# Research in Machine Learning

**I. Robustness of deep neural networks. **In colaboration with E. Pauwels and V. Magron we want to analyze the robustness of deep neural networks with respect to noise in the input. Recent works have considered semidefinite relaxations to address this robustness issue for RELU neural networks. In fact this relaxation is the first level of the Moment-SOS hierarchy that we have developed and we claim that we can improve such analysis by solving higher-level semidefinite relaxations of the hierarchy. Indeed the scalability issue of the Moment-SOS hierarchy can be overcome for certain types of neural nets (e.g. RELU, but not only) by implementing an adequate ``sparse" version of the hierarchy. The same methodology can also be used to provide certified upper bounds on the Lipschitz constant of Deep Neural Nets.

**II. The Christoffel function for ML. ** This research is done mainly in collaboration with Edouard Pauwels (IMT, Toulouse) and more recently also with Mihai Putinar (University of California, Santa Barbara). The ultimate goal is to promote the Christoffel function as a new and promising tool for some important applications in Machine Learning (ML) and Data Analysis (e.g. data representation and encoding, outlier detection, density estimation). Our foundational approach is summarized in the three papers:

- Lasserre J.B., Pauwels E. The empirical Christoffel function with applications in data analysis, Adv. Comp. Math. 45 (2019), pp. 1439--1468
- Pauwels E., Putinar M., Lasserre J.B. Data analysis from empirical moments and the Christoffel function, Found. Comp. Math., to appear in 2020
- Lasserre J.B., Pauwels E. Sorting out typicality with the inverse moment matrix SOS polynomial, Proceedings of NIPS 2016, Barcelona 2016, arXiv:1606.03858

We started from a simple and striking observation. First we draw a cloud of 2-D points and built up the empirical moment matrix M_{d}_{ }(with moments up to order "2d") associated witht the points of the cloud. Then we built up the SOS polynomial x -> c_{d}(x) of degree "2d" whose associated Gram matrix is the inverse of M_{d }. Then one readily observes that the level sets of c_{d }capture the shape of the cloud quite well even for small "d"! When µ is a measure with compact support K and with a density f w.r.t. the Lebesgue measure on K, then the reciprocal of c_{d }is the Christoffel function, well-known in approximation theory. For instance when K has a simple geometry (a box, ellipsoid, simplex) then it is well-known that 1/c_{d}(x) converges pointwise to the density f "times" an equilibrium density, intrinsic to K, for x in K, and converges to zero for x outside K.
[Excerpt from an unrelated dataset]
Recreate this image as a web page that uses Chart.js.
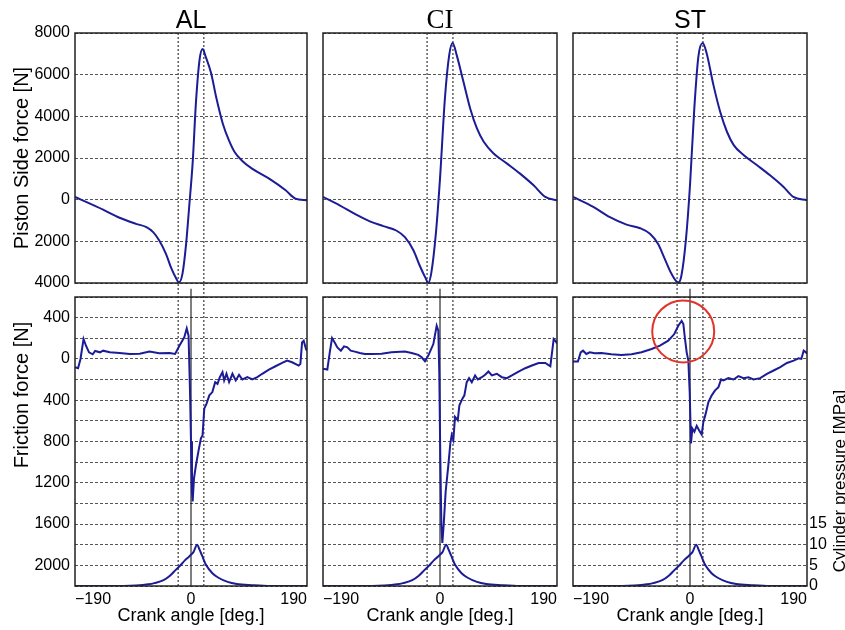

Therefore, somehow the Christoffel function identifies the support of K. What is striking is how well this happens (even for small "d") for the Christoffel function associated with an empirical measure on a cloud of points drawn from an unknown distribution µ. Also it is worth noticing that the empirical moment matrix M_{d} is quite easy to construct and to invert (modulo the dimension), and with *no* optimization process involved! This should make c_{d}(x) an appealing and easy to use tool in some important applications of Machine Learning (ML) and statistics. For instance we have already shown that it has a remarkable efficiency in e.g. outlier detection and estimation of density. In addition, if the cloud of points is on a manifold then the kernel of M_{d }contains a lot of information that can be used, e.g., to learn the dimension of the manifod when it has an algebraic boundary, with relatively little effort compared to more sophisticated methods of the literature.